* Written request:
Copy the lines of the data below exactly, starting at the first and stopping after the line that contains "(88,339.6) -- cycle;"; include no pictures.
═════ Supplied data ═════
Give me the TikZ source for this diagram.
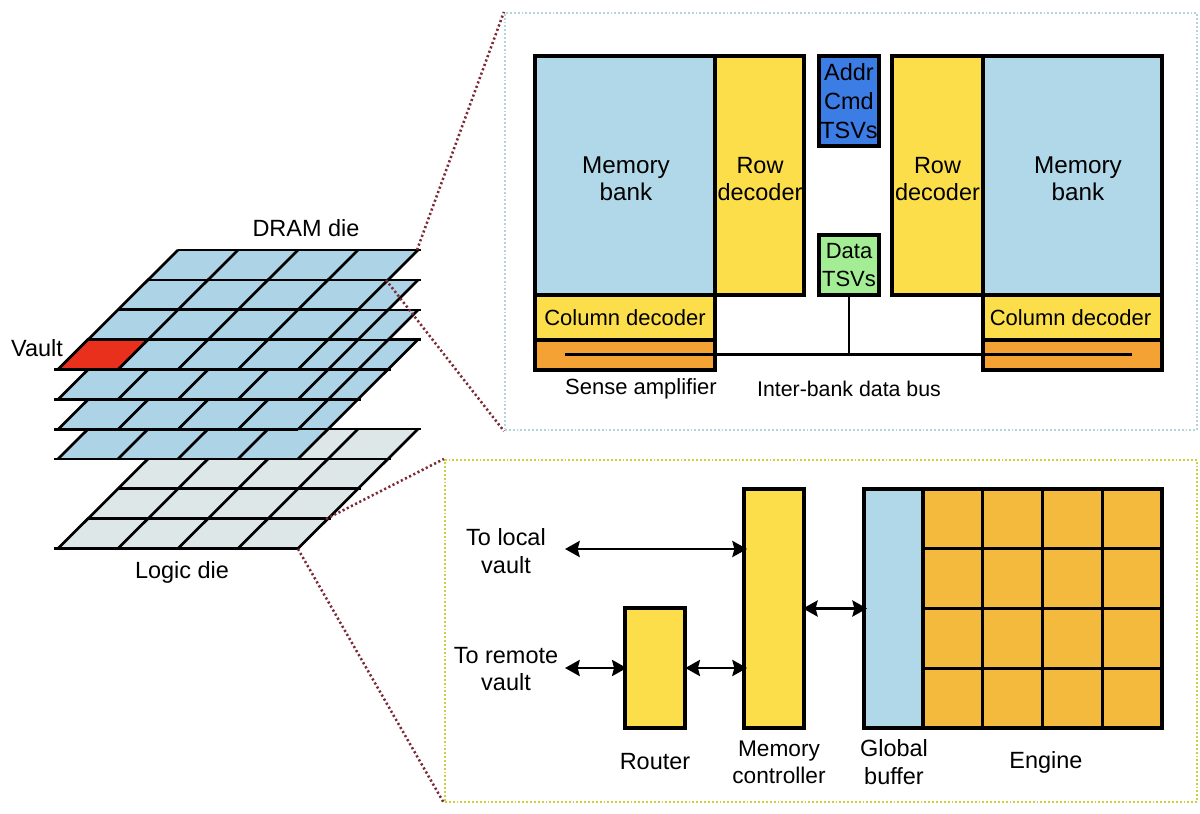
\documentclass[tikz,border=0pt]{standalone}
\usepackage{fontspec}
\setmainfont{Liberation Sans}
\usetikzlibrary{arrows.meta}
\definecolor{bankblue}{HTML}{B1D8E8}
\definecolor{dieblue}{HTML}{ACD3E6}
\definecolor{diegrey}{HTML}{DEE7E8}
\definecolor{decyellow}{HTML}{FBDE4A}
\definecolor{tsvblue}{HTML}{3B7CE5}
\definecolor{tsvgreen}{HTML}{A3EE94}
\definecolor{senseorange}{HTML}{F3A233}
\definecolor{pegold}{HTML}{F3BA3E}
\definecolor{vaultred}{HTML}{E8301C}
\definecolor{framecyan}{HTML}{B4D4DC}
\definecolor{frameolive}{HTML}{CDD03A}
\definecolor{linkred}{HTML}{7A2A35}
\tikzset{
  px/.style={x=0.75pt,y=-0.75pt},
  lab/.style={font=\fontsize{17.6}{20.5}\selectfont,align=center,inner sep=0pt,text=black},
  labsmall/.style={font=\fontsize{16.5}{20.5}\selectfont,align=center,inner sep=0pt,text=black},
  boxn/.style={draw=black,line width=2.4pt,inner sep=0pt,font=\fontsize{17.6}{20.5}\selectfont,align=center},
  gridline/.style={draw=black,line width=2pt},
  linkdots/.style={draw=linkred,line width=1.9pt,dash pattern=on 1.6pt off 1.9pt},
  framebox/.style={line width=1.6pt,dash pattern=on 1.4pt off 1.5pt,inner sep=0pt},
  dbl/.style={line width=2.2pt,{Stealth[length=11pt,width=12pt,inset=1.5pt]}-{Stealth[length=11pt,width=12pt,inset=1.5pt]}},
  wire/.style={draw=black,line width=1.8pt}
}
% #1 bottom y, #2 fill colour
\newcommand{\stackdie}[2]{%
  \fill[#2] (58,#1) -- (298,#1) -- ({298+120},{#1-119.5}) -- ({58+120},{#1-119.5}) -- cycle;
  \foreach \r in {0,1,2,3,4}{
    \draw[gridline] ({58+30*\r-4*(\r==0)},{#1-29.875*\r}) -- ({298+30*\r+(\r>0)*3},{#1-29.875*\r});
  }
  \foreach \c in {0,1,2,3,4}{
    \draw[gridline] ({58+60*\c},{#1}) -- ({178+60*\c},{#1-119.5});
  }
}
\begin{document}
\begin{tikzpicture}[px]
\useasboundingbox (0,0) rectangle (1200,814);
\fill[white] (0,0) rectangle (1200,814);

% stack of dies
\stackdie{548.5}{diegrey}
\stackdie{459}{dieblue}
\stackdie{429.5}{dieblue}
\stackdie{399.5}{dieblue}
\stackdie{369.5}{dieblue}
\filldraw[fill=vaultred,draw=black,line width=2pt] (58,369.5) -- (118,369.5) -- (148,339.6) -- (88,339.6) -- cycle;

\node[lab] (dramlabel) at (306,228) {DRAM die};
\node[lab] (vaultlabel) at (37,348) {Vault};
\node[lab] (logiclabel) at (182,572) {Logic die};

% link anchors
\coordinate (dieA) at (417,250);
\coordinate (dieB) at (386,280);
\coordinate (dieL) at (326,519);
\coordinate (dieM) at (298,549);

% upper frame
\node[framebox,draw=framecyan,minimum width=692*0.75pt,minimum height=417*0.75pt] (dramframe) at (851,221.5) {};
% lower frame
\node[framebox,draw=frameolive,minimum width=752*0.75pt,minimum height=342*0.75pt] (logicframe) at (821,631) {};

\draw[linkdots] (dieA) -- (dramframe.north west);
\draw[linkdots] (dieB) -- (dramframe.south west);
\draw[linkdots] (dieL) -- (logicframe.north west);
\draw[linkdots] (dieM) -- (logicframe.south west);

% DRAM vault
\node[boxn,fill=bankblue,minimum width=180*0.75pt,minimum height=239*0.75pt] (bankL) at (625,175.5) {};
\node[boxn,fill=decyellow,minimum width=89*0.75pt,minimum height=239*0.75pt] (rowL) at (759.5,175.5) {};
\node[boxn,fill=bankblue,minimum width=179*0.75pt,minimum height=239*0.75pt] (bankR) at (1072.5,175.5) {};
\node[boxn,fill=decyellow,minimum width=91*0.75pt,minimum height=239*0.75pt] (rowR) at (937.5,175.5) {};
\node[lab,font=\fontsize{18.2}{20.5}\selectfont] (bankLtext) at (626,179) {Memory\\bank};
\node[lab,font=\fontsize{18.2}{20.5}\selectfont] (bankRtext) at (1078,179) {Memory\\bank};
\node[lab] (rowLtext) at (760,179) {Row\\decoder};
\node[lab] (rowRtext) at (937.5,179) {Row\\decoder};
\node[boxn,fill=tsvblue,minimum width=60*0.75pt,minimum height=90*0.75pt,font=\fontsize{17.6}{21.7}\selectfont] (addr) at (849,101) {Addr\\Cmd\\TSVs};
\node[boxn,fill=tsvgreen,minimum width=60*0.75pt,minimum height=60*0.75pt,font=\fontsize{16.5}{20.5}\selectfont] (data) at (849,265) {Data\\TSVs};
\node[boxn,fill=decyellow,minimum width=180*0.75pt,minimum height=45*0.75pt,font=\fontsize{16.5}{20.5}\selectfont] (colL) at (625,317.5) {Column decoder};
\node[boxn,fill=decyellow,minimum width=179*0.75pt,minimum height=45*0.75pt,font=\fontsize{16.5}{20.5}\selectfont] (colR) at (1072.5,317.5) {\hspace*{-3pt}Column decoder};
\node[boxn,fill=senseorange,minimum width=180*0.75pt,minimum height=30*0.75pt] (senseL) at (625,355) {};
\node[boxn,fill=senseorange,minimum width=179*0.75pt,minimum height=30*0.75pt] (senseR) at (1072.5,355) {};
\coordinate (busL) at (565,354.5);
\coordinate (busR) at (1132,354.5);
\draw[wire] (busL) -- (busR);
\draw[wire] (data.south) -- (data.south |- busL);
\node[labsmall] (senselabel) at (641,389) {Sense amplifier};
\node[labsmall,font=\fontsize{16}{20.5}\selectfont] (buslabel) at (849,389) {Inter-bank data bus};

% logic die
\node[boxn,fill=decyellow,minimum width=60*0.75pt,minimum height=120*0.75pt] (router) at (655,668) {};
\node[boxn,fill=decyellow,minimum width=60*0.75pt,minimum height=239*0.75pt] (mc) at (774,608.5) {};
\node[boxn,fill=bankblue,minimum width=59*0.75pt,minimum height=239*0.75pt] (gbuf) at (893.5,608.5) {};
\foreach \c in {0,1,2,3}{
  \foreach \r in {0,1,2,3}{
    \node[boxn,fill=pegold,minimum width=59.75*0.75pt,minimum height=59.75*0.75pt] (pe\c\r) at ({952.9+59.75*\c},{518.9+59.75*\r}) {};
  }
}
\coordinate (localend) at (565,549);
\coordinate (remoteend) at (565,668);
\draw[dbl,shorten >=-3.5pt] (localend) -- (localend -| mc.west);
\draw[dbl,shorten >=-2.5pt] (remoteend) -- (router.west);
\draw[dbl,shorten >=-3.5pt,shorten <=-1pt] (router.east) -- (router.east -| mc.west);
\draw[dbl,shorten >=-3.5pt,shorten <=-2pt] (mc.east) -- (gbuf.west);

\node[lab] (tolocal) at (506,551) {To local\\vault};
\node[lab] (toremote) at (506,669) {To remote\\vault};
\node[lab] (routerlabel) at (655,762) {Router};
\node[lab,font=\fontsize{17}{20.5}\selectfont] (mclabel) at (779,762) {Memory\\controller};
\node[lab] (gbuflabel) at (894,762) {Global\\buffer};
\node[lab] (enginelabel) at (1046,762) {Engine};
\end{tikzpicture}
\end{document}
═════
* Solved problem:
Give me the TikZ source for this diagram.
\documentclass[tikz,border=0pt]{standalone}
\usepackage{fontspec}
\setmainfont{Liberation Sans}
\usetikzlibrary{arrows.meta}
\definecolor{bankblue}{HTML}{B1D8E8}
\definecolor{dieblue}{HTML}{ACD3E6}
\definecolor{diegrey}{HTML}{DEE7E8}
\definecolor{decyellow}{HTML}{FBDE4A}
\definecolor{tsvblue}{HTML}{3B7CE5}
\definecolor{tsvgreen}{HTML}{A3EE94}
\definecolor{senseorange}{HTML}{F3A233}
\definecolor{pegold}{HTML}{F3BA3E}
\definecolor{vaultred}{HTML}{E8301C}
\definecolor{framecyan}{HTML}{B4D4DC}
\definecolor{frameolive}{HTML}{CDD03A}
\definecolor{linkred}{HTML}{7A2A35}
\tikzset{
  px/.style={x=0.75pt,y=-0.75pt},
  lab/.style={font=\fontsize{17.6}{20.5}\selectfont,align=center,inner sep=0pt,text=black},
  labsmall/.style={font=\fontsize{16.5}{20.5}\selectfont,align=center,inner sep=0pt,text=black},
  boxn/.style={draw=black,line width=2.4pt,inner sep=0pt,font=\fontsize{17.6}{20.5}\selectfont,align=center},
  gridline/.style={draw=black,line width=2pt},
  linkdots/.style={draw=linkred,line width=1.9pt,dash pattern=on 1.6pt off 1.9pt},
  framebox/.style={line width=1.6pt,dash pattern=on 1.4pt off 1.5pt,inner sep=0pt},
  dbl/.style={line width=2.2pt,{Stealth[length=11pt,width=12pt,inset=1.5pt]}-{Stealth[length=11pt,width=12pt,inset=1.5pt]}},
  wire/.style={draw=black,line width=1.8pt}
}
% #1 bottom y, #2 fill colour
\newcommand{\stackdie}[2]{%
  \fill[#2] (58,#1) -- (298,#1) -- ({298+120},{#1-119.5}) -- ({58+120},{#1-119.5}) -- cycle;
  \foreach \r in {0,1,2,3,4}{
    \draw[gridline] ({58+30*\r-4*(\r==0)},{#1-29.875*\r}) -- ({298+30*\r+(\r>0)*3},{#1-29.875*\r});
  }
  \foreach \c in {0,1,2,3,4}{
    \draw[gridline] ({58+60*\c},{#1}) -- ({178+60*\c},{#1-119.5});
  }
}
\begin{document}
\begin{tikzpicture}[px]
\useasboundingbox (0,0) rectangle (1200,814);
\fill[white] (0,0) rectangle (1200,814);

% stack of dies
\stackdie{548.5}{diegrey}
\stackdie{459}{dieblue}
\stackdie{429.5}{dieblue}
\stackdie{399.5}{dieblue}
\stackdie{369.5}{dieblue}
\filldraw[fill=vaultred,draw=black,line width=2pt] (58,369.5) -- (118,369.5) -- (148,339.6) -- (88,339.6) -- cycle;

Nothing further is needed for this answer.